When she is among Melton participants, she added, “I sense a freeing.”
Education was the focus of Hassan’s remarks at the Melton ceremony. She said the Quran, if studied carefully, directly addresses the Jewish people. It teaches respect for Judaism and calls upon Muslims to follow the Hebrew prophets and Jewish scriptures.
“I cannot be a Muslim if I do not accept all the prophets you believe in,” she said.
All this, she said, counters beliefs of many Muslims who think the Quran is critical of Judaism and that God has rejected it.
Because of such misunderstandings, Hassan, a long-time drumbeater for interreligious discourse, called for an “intensive Muslim-Jewish dialogue,” including the study of each other’s texts and traditions.
“The time has come when this dialogue needs to be pursued vigorously,” she said, “and I can’t think of a better place [to do so] than the Melton program.”
Born and raised in Pakistan, Hassan, a feminist, said she struggled with conservative religious attitudes in her country while growing up, particularly views on the role of women – struggles that are reflected in her views today.

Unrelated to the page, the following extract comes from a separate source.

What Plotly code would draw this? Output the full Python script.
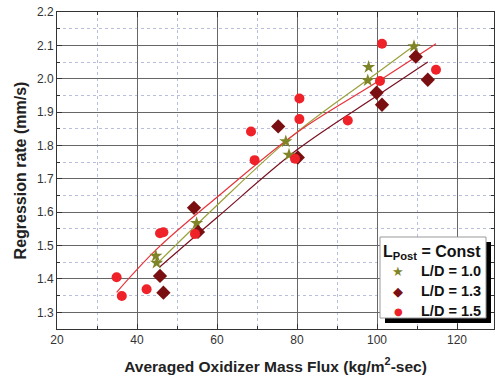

Hassan’s call to action came at the same ceremony where Melton officials announced that a new course – The Star and the Crescent – would be taught this fall.
“The new course curriculum has just been released by Hebrew University,” said Melton Director Deborah Slosberg. “That’s why I wanted to have an Islamic scholar speak.”
Hassan also promoted the Salaam Network, a local effort of “interfaith educators, peacemakers, writers and supporters,” according to its website, to counter islamophobia and other forms of intolerance through education.
The Melton Celebration of Learning is a defacto graduation ceremony from the adult education program, though Slosberg doesn’t care for the G word.
“There’s no such thing as graduation in Melton,” she told the crowd gathered in the AJ chapel. “That’s why we call it a celebration of learning.”
Three core graduates – Sydney Hymson, Lynn Rosenthal, Anita Stargel – received diplomas at this year’s ceremony. Also, two scholar students, Melanie-Prejean Sullivan, director of campus ministry at Bellarmine University, and Marcia Segal, professor emerita of sociology at Indiana University Southeast, were recognized and addressed the gathering.
During the program, Slosberg made a tzedakah presentation, giving a check for $2,400 to Janet Meyer for the JFCS Food Pantry. Meyer said the pantry serves 150 people per month, and the need is greater during the summer.
Rabbi Bob Slosberg lauded Deborah, his wife, for reenergizing Melton. During her four-year tenure, he noted, enrollment has risen from 30 to 116 while the program’s budget has gone from $25,000 to $73,000.
The rabbi also paid tribute to two Melton students who died over the past year: Jackie Kanovitz and Joyce Loeser.
Loeser, the rabbi said, always considered Melton to be “the highlight of her week” while Kanovitz, a relative newcomer to the program, embraced learning in an inspiring way, signing up for Melton classes even though she knew she was dying.